### Task directions
Skip any picture you find and retype all the remaining lines exactly.

##### Supplied data #####

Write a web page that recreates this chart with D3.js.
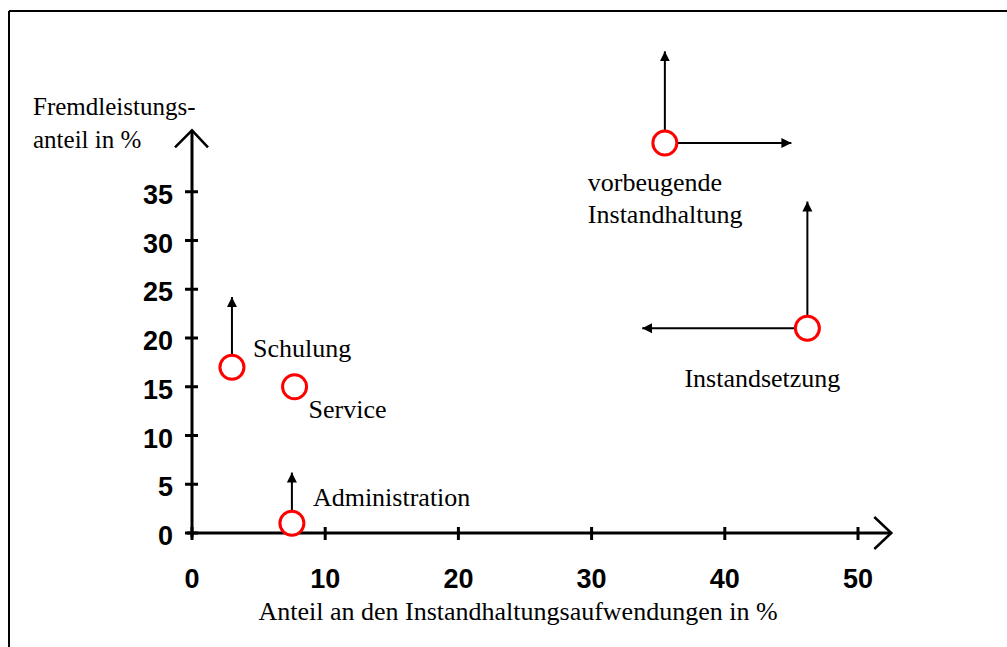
<!DOCTYPE html>
<html>
<head>
<meta charset="utf-8">
<script src="https://cdn.jsdelivr.net/npm/d3@7"></script>
<style>
  html, body { margin: 0; padding: 0; background: #fff; }
  svg { display: block; }
</style>
</head>
<body>
<svg id="chart" width="1007" height="647"></svg>
<script>
// ---- data ----
const names = ["Schulung", "Service", "Administration", "vorbeugende Instandhaltung", "Instandsetzung"];
const xValues = [3, 7.7, 7.5, 35.5, 46.2];   // Anteil an den Instandhaltungsaufwendungen in %
const yValues = [17, 15, 1, 40, 21];          // Fremdleistungsanteil in %
// arrows: [point index, target x, target y]
const arrowFrom = [0, 2, 3, 3, 4, 4];
const arrowToX  = [3, 7.5, 35.5, 45, 46.2, 33.8];
const arrowToY  = [24.2, 6.2, 49.4, 40, 34, 21];
const xTicks = [0, 10, 20, 30, 40, 50];
const yTicks = [0, 5, 10, 15, 20, 25, 30, 35];
const xTitle = "Anteil an den Instandhaltungsaufwendungen in %";
const yTitle = ["Fremdleistungs-", "anteil in %"];

// ---- layout ----
const svg = d3.select("#chart");
const x = d3.scaleLinear().domain([0, 50]).range([192, 858]);
const y = d3.scaleLinear().domain([0, 35]).range([533, 191.75]);
const serif = "'Liberation Serif', 'Times New Roman', serif";
const sans = "'Liberation Sans', Arial, sans-serif";
const serifSize = 26;

// frame (top + left)
svg.append("line").attr("x1", 9).attr("y1", 11).attr("x2", 1007).attr("y2", 11)
  .attr("stroke", "#000").attr("stroke-width", 2);
svg.append("line").attr("x1", 9).attr("y1", 11).attr("x2", 9).attr("y2", 647)
  .attr("stroke", "#000").attr("stroke-width", 2);

// arrow marker
svg.append("defs").append("marker")
  .attr("id", "tri").attr("viewBox", "0 0 10 10")
  .attr("refX", 10).attr("refY", 5)
  .attr("markerWidth", 10).attr("markerHeight", 12)
  .attr("markerUnits", "userSpaceOnUse")
  .attr("orient", "auto")
  .append("path").attr("d", "M0,0 L10,5 L0,10 Z").attr("fill", "#000");

// axes
const xEnd = 52.5, yEnd = 41.3;
const ax = svg.append("g").attr("stroke", "#000").attr("stroke-width", 3).attr("fill", "none");
ax.append("line").attr("x1", x(0) - 5).attr("y1", y(0)).attr("x2", x(xEnd)).attr("y2", y(0));
ax.append("line").attr("x1", x(0)).attr("y1", y(0) + 4).attr("x2", x(0)).attr("y2", y(yEnd));
ax.append("path").attr("stroke-width", 2.5)
  .attr("d", `M${x(xEnd) - 17},${y(0) - 16} L${x(xEnd)},${y(0)} L${x(xEnd) - 17},${y(0) + 16}`);
ax.append("path").attr("stroke-width", 2.5)
  .attr("d", `M${x(0) - 17},${y(yEnd) + 17} L${x(0)},${y(yEnd)} L${x(0) + 16},${y(yEnd) + 17}`);

// ticks
ax.selectAll(".xt").data(xTicks).join("line")
  .attr("x1", d => x(d)).attr("x2", d => x(d))
  .attr("y1", y(0) - 6).attr("y2", y(0) + 7);
ax.selectAll(".yt").data(yTicks).join("line")
  .attr("x1", x(0) - 7).attr("x2", x(0) + 6)
  .attr("y1", d => y(d)).attr("y2", d => y(d));

// tick labels
svg.selectAll(".xl").data(xTicks).join("text")
  .attr("x", d => x(d)).attr("y", 588)
  .attr("text-anchor", "middle")
  .attr("font-family", sans).attr("font-weight", "bold").attr("font-size", 27)
  .text(d => d);
svg.selectAll(".yl").data(yTicks).join("text")
  .attr("x", 173).attr("y", d => y(d) + 12)
  .attr("text-anchor", "end")
  .attr("font-family", sans).attr("font-weight", "bold").attr("font-size", 27)
  .text(d => d);

// axis titles
svg.append("text").attr("x", 518).attr("y", 620).attr("text-anchor", "middle")
  .attr("font-family", serif).attr("font-size", serifSize).text(xTitle);
svg.selectAll(".yti").data(yTitle).join("text")
  .attr("x", 33).attr("y", (d, i) => 115 + i * 33)
  .attr("font-family", serif).attr("font-size", 25).text(d => d);

// arrows
const R = 12;
svg.selectAll(".arr").data(arrowFrom).join("line")
  .each(function (p, i) {
    const cx = x(xValues[p]), cy = y(yValues[p]);
    const tx = x(arrowToX[i]), ty = y(arrowToY[i]);
    const len = Math.hypot(tx - cx, ty - cy);
    d3.select(this)
      .attr("x1", cx + (tx - cx) / len * R).attr("y1", cy + (ty - cy) / len * R)
      .attr("x2", tx).attr("y2", ty);
  })
  .attr("stroke", "#000").attr("stroke-width", 2)
  .attr("marker-end", "url(#tri)");

// points
svg.selectAll(".pt").data(names).join("circle")
  .attr("cx", (d, i) => x(xValues[i])).attr("cy", (d, i) => y(yValues[i]))
  .attr("r", R).attr("fill", "#fff").attr("stroke", "#ff0000").attr("stroke-width", 3);

// point labels (offsets in px)
const labelOffsets = [[21, -10], [14, 31], [21, -17], [-77, 48], [-123, 59]];
names.forEach((n, i) => {
  const [dx, dy] = labelOffsets[i];
  const words = i === 3 ? n.split(" ") : [n];
  const t = svg.append("text")
    .attr("font-family", serif).attr("font-size", serifSize)
    .attr("x", x(xValues[i]) + dx).attr("y", y(yValues[i]) + dy);
  words.forEach((w, k) => {
    t.append("tspan").attr("x", x(xValues[i]) + dx)
      .attr("y", y(yValues[i]) + dy + k * 32).text(w);
  });
});
</script>
</body>
</html>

#####

### Task response
Write a web page that recreates this chart with D3.js.
<!DOCTYPE html>
<html>
<head>
<meta charset="utf-8">
<script src="https://cdn.jsdelivr.net/npm/d3@7"></script>
<style>
  html, body { margin: 0; padding: 0; background: #fff; }
  svg { display: block; }
</style>
</head>
<body>
<svg id="chart" width="1007" height="647"></svg>
<script>
// ---- data ----
const names = ["Schulung", "Service", "Administration", "vorbeugende Instandhaltung", "Instandsetzung"];
const xValues = [3, 7.7, 7.5, 35.5, 46.2];   // Anteil an den Instandhaltungsaufwendungen in %
const yValues = [17, 15, 1, 40, 21];          // Fremdleistungsanteil in %
// arrows: [point index, target x, target y]
const arrowFrom = [0, 2, 3, 3, 4, 4];
const arrowToX  = [3, 7.5, 35.5, 45, 46.2, 33.8];
const arrowToY  = [24.2, 6.2, 49.4, 40, 34, 21];
const xTicks = [0, 10, 20, 30, 40, 50];
const yTicks = [0, 5, 10, 15, 20, 25, 30, 35];
const xTitle = "Anteil an den Instandhaltungsaufwendungen in %";
const yTitle = ["Fremdleistungs-", "anteil in %"];

// ---- layout ----
const svg = d3.select("#chart");
const x = d3.scaleLinear().domain([0, 50]).range([192, 858]);
const y = d3.scaleLinear().domain([0, 35]).range([533, 191.75]);
const serif = "'Liberation Serif', 'Times New Roman', serif";
const sans = "'Liberation Sans', Arial, sans-serif";
const serifSize = 26;

// frame (top + left)
svg.append("line").attr("x1", 9).attr("y1", 11).attr("x2", 1007).attr("y2", 11)
  .attr("stroke", "#000").attr("stroke-width", 2);
svg.append("line").attr("x1", 9).attr("y1", 11).attr("x2", 9).attr("y2", 647)
  .attr("stroke", "#000").attr("stroke-width", 2);

// arrow marker
svg.append("defs").append("marker")
  .attr("id", "tri").attr("viewBox", "0 0 10 10")
  .attr("refX", 10).attr("refY", 5)
  .attr("markerWidth", 10).attr("markerHeight", 12)
  .attr("markerUnits", "userSpaceOnUse")
  .attr("orient", "auto")
  .append("path").attr("d", "M0,0 L10,5 L0,10 Z").attr("fill", "#000");

// axes
const xEnd = 52.5, yEnd = 41.3;
const ax = svg.append("g").attr("stroke", "#000").attr("stroke-width", 3).attr("fill", "none");
ax.append("line").attr("x1", x(0) - 5).attr("y1", y(0)).attr("x2", x(xEnd)).attr("y2", y(0));
ax.append("line").attr("x1", x(0)).attr("y1", y(0) + 4).attr("x2", x(0)).attr("y2", y(yEnd));
ax.append("path").attr("stroke-width", 2.5)
  .attr("d", `M${x(xEnd) - 17},${y(0) - 16} L${x(xEnd)},${y(0)} L${x(xEnd) - 17},${y(0) + 16}`);
ax.append("path").attr("stroke-width", 2.5)
  .attr("d", `M${x(0) - 17},${y(yEnd) + 17} L${x(0)},${y(yEnd)} L${x(0) + 16},${y(yEnd) + 17}`);

// ticks
ax.selectAll(".xt").data(xTicks).join("line")
  .attr("x1", d => x(d)).attr("x2", d => x(d))
  .attr("y1", y(0) - 6).attr("y2", y(0) + 7);
ax.selectAll(".yt").data(yTicks).join("line")
  .attr("x1", x(0) - 7).attr("x2", x(0) + 6)
  .attr("y1", d => y(d)).attr("y2", d => y(d));

// tick labels
svg.selectAll(".xl").data(xTicks).join("text")
  .attr("x", d => x(d)).attr("y", 588)
  .attr("text-anchor", "middle")
  .attr("font-family", sans).attr("font-weight", "bold").attr("font-size", 27)
  .text(d => d);
svg.selectAll(".yl").data(yTicks).join("text")
  .attr("x", 173).attr("y", d => y(d) + 12)
  .attr("text-anchor", "end")
  .attr("font-family", sans).attr("font-weight", "bold").attr("font-size", 27)
  .text(d => d);

// axis titles
svg.append("text").attr("x", 518).attr("y", 620).attr("text-anchor", "middle")
  .attr("font-family", serif).attr("font-size", serifSize).text(xTitle);
svg.selectAll(".yti").data(yTitle).join("text")
  .attr("x", 33).attr("y", (d, i) => 115 + i * 33)
  .attr("font-family", serif).attr("font-size", 25).text(d => d);

// arrows
const R = 12;
svg.selectAll(".arr").data(arrowFrom).join("line")
  .each(function (p, i) {
    const cx = x(xValues[p]), cy = y(yValues[p]);
    const tx = x(arrowToX[i]), ty = y(arrowToY[i]);
    const len = Math.hypot(tx - cx, ty - cy);
    d3.select(this)
      .attr("x1", cx + (tx - cx) / len * R).attr("y1", cy + (ty - cy) / len * R)
      .attr("x2", tx).attr("y2", ty);
  })
  .attr("stroke", "#000").attr("stroke-width", 2)
  .attr("marker-end", "url(#tri)");

// points
svg.selectAll(".pt").data(names).join("circle")
  .attr("cx", (d, i) => x(xValues[i])).attr("cy", (d, i) => y(yValues[i]))
  .attr("r", R).attr("fill", "#fff").attr("stroke", "#ff0000").attr("stroke-width", 3);

// point labels (offsets in px)
const labelOffsets = [[21, -10], [14, 31], [21, -17], [-77, 48], [-123, 59]];
names.forEach((n, i) => {
  const [dx, dy] = labelOffsets[i];
  const words = i === 3 ? n.split(" ") : [n];
  const t = svg.append("text")
    .attr("font-family", serif).attr("font-size", serifSize)
    .attr("x", x(xValues[i]) + dx).attr("y", y(yValues[i]) + dy);
  words.forEach((w, k) => {
    t.append("tspan").attr("x", x(xValues[i]) + dx)
      .attr("y", y(yValues[i]) + dy + k * 32).text(w);
  });
});
</script>
</body>
</html>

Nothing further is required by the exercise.